Have you ever heard of funeral potatoes? I hadn’t until I met some friends from Utah that belonged to the Latter Day Saints. I learned that funeral potatoes are a traditional casserole dish served at their funeral lunches. This isn’t to say that other denominations don’t serve them, I’m sure they do.
This is how it usually happens. Someone calls you and reports that there’s been a death in the ward and could you make scalloped potatoes, otherwise called funeral potatoes, a sheet cake or a salad. Folks like to gather to visit, eat and talk after a funeral and the food is usually delicious because it is home-made.
Funeral potatoes get their name from commonly being served as a side dish during traditional after funeral dinners. Funeral potatoes are also served at social gatherings and potlucks.
The dish usually consists of hash browns or cubed potatoes, cheese (cheddar or parmesan), onions, cream soup (chicken, mushroom, or celery) or a cream sauce, sour cream, and is topped with butter and corn flakes or crushed potato chips. Other variations include cubed baked ham, frozen peas, or broccoli florets.

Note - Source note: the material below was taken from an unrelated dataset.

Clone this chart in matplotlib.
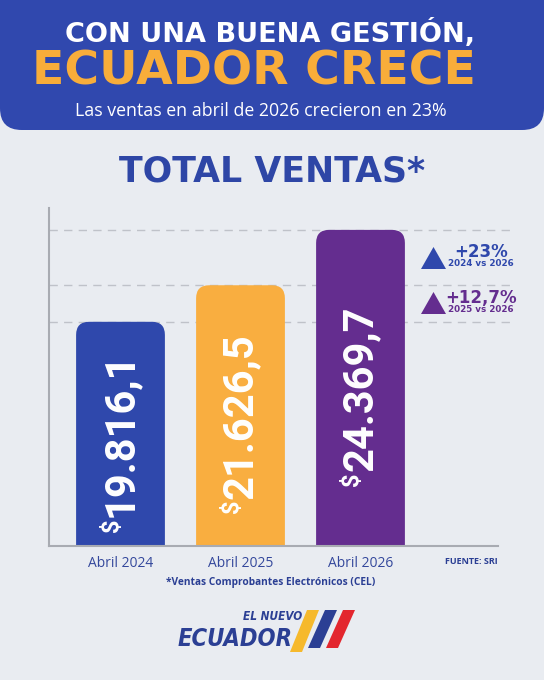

Recipe for Scalloped Potatoes (Funeral Potatoes)
- Russet Potatoes
- Heavy Whipping Cream
- Fresh Shredded Parmesan or Romano Cheese
- Couple Cloves of Garlic
Pour enough whipping cream into a pot to cover all the potatoes you intend to cook. Use 2 or 3 garlic cloves in the cream and simmer for 20-30 minutes. Remove cream from the heat and remove the garlic cloves. Peel and slice the potatoes with a mandolin or knife to get a uniform thin cut. Place a layer of potatoes in the casserole dish, brush with cream, and sprinkle with salt, thyme, and cheese then repeat with each layer until done. Cover with aluminum foil and bake at 375 degrees for one hour. Remove foil and brown the top for 5 minutes.